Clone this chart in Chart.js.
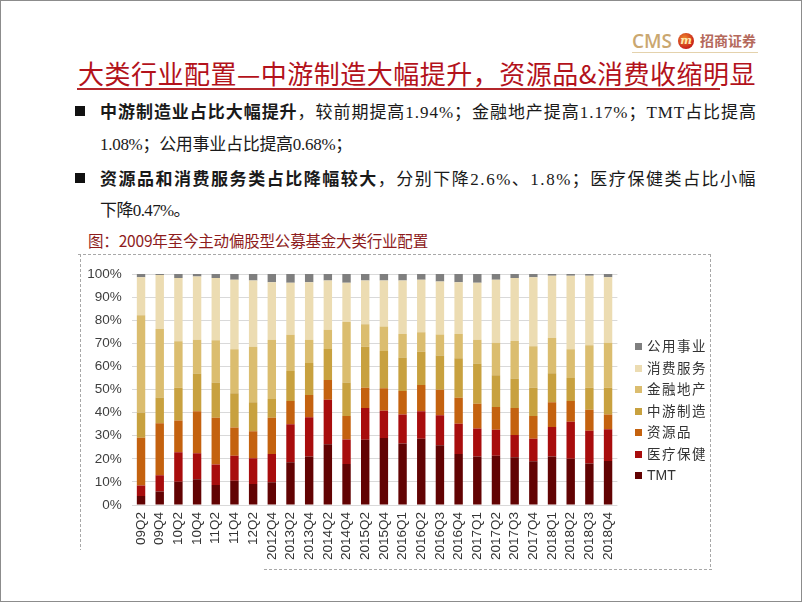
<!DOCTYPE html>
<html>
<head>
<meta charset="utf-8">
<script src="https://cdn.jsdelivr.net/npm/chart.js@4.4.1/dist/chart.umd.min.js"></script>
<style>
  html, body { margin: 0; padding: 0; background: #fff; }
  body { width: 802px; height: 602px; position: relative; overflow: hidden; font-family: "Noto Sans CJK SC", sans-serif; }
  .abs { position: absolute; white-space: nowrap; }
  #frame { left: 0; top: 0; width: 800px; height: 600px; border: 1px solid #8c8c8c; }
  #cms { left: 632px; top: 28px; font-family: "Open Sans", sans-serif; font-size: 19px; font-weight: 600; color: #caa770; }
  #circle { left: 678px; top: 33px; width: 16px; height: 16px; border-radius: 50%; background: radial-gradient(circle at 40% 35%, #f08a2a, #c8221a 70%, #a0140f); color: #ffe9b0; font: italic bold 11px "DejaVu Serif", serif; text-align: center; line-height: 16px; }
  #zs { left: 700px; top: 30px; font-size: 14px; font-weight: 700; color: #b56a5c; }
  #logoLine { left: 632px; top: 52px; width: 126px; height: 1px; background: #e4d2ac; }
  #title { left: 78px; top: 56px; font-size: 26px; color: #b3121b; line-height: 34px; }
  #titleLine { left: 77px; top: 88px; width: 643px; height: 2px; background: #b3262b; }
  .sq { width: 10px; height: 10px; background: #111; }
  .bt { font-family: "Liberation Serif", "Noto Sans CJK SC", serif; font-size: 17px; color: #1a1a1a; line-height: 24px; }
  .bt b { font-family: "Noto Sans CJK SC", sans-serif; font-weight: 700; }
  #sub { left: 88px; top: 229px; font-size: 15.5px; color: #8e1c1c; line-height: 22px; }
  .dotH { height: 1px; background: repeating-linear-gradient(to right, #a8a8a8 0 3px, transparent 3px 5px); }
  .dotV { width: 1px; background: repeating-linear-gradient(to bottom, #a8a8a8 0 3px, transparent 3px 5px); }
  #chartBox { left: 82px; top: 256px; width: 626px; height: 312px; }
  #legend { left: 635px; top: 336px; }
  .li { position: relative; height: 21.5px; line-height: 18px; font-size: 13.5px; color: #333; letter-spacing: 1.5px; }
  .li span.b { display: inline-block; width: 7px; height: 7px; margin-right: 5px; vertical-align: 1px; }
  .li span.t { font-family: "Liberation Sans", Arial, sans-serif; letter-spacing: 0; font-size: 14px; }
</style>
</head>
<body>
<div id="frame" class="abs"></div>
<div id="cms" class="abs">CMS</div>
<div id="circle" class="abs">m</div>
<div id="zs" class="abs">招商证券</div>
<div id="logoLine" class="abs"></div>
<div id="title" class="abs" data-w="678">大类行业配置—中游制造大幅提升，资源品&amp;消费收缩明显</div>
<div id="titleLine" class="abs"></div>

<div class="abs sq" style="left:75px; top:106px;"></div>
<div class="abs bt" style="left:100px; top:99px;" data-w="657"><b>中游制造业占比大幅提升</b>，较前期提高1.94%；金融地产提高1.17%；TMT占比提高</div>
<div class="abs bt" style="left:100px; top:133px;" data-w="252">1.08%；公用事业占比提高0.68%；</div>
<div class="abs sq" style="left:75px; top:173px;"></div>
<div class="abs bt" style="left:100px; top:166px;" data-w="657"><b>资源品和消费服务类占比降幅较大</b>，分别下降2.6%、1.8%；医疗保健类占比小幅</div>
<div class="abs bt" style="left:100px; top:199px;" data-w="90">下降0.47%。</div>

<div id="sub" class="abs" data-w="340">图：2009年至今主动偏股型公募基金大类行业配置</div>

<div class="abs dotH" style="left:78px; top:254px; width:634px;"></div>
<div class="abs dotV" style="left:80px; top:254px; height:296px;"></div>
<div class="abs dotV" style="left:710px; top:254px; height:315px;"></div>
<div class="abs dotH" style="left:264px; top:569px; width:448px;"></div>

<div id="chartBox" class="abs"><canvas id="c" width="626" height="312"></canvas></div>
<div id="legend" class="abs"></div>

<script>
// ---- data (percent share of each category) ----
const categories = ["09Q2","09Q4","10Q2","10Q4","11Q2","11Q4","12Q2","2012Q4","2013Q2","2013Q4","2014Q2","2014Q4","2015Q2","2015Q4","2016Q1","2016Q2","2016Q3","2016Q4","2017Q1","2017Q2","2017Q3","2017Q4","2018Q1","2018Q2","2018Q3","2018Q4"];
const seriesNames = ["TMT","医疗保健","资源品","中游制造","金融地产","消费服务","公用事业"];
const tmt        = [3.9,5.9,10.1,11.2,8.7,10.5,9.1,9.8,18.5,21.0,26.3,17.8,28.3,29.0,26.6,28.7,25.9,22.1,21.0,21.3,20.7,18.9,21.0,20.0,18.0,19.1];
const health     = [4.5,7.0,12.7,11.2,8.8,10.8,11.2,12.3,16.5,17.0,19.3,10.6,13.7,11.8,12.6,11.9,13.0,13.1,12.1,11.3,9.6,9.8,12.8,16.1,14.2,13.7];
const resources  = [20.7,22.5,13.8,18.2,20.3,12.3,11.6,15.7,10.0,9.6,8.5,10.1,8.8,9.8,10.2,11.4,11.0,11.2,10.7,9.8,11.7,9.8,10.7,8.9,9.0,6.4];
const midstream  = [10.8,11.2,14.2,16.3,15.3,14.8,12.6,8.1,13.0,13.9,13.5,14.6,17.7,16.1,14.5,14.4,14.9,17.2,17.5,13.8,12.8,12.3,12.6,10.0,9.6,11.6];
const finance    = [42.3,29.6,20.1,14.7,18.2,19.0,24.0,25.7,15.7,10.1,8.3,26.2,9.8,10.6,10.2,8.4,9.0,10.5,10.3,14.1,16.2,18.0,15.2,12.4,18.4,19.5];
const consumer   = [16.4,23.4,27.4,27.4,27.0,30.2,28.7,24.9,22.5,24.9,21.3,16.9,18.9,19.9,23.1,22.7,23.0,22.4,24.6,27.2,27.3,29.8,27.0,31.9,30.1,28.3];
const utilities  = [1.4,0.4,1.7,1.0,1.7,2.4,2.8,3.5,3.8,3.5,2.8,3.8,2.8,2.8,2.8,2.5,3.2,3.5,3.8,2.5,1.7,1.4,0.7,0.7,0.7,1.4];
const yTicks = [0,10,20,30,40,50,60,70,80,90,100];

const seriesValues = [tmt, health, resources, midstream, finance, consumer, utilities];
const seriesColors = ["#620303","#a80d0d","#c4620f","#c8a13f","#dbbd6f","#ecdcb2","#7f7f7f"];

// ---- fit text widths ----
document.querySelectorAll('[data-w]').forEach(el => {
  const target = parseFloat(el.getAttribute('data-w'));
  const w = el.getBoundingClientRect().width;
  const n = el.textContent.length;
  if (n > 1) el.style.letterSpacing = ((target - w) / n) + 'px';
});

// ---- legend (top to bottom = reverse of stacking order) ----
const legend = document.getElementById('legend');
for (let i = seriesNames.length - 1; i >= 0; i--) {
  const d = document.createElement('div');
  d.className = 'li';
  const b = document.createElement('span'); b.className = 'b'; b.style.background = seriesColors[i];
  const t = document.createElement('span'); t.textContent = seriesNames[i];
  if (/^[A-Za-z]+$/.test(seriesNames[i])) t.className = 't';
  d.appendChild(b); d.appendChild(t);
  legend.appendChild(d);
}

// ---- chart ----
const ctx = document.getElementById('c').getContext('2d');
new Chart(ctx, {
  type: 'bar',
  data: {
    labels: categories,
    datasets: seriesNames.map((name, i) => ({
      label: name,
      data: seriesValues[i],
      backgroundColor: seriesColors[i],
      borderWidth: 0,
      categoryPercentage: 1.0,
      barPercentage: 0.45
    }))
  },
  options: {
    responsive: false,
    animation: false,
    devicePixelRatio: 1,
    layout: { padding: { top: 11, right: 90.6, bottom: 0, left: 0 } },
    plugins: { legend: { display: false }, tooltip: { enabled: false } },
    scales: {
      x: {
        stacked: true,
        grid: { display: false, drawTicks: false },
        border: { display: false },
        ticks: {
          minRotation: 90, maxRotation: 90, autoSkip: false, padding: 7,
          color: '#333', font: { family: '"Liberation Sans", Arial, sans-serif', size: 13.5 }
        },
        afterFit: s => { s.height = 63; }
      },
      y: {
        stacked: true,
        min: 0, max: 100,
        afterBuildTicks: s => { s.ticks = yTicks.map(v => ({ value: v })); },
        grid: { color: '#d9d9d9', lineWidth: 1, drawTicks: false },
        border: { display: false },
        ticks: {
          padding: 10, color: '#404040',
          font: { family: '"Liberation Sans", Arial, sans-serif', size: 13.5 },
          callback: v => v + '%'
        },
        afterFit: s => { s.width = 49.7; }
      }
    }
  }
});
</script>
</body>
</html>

= = =

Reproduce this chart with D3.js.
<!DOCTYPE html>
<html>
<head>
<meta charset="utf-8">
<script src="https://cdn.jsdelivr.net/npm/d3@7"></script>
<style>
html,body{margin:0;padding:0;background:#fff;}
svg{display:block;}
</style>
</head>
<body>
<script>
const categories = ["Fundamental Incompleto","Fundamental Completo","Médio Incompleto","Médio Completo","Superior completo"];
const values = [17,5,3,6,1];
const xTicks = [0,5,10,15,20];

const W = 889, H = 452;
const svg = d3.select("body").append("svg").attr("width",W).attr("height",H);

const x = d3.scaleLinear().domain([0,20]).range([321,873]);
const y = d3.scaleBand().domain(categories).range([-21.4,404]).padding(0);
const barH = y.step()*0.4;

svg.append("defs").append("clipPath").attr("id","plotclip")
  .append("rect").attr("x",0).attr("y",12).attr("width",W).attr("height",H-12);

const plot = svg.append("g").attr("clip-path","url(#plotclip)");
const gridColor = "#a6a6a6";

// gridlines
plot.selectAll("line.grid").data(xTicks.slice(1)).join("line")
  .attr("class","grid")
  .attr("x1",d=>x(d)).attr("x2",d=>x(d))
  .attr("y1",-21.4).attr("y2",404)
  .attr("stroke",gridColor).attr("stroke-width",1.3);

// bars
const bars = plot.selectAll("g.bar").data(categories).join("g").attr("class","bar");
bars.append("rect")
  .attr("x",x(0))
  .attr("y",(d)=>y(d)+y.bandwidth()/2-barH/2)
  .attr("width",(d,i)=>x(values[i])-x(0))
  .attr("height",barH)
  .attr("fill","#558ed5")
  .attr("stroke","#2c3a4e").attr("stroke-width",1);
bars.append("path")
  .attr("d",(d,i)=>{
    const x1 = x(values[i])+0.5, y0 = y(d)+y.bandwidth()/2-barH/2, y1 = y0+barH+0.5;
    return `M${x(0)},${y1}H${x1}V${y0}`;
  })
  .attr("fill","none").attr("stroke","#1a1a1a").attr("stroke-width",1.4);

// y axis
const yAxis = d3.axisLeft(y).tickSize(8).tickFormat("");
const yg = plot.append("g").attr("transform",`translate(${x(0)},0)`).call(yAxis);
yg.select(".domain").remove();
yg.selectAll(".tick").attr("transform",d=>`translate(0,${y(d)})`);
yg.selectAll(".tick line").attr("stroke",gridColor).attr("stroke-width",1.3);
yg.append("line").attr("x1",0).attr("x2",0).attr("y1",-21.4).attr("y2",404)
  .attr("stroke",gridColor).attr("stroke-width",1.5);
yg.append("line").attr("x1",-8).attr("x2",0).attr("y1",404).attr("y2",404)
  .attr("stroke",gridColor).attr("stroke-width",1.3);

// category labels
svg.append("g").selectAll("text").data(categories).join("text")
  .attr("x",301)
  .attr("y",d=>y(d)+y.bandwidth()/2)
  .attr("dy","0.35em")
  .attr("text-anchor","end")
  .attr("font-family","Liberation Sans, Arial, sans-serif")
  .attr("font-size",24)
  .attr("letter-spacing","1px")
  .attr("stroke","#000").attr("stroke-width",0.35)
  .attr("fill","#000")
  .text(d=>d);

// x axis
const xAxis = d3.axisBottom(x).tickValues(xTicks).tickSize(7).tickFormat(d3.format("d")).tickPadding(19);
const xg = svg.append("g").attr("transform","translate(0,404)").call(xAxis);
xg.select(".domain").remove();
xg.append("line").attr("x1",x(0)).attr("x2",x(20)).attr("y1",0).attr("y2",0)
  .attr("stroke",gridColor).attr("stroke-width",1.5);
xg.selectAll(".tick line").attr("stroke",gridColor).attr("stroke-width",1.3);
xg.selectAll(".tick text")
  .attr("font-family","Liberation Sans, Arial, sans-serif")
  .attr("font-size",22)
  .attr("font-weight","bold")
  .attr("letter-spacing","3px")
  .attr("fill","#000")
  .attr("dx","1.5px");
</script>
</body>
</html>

= = =

● **REQUIRED WORK**:
Using the data above, reproduce exactly the lines from the line that contains "Reproduce this chart with D3.js." through the line that contains "const xTicks = [0,5,10,15,20];", including both.

● **SOLUTION FOR THIS TASK**:
Reproduce this chart with D3.js.
<!DOCTYPE html>
<html>
<head>
<meta charset="utf-8">
<script src="https://cdn.jsdelivr.net/npm/d3@7"></script>
<style>
html,body{margin:0;padding:0;background:#fff;}
svg{display:block;}
</style>
</head>
<body>
<script>
const categories = ["Fundamental Incompleto","Fundamental Completo","Médio Incompleto","Médio Completo","Superior completo"];
const values = [17,5,3,6,1];
const xTicks = [0,5,10,15,20];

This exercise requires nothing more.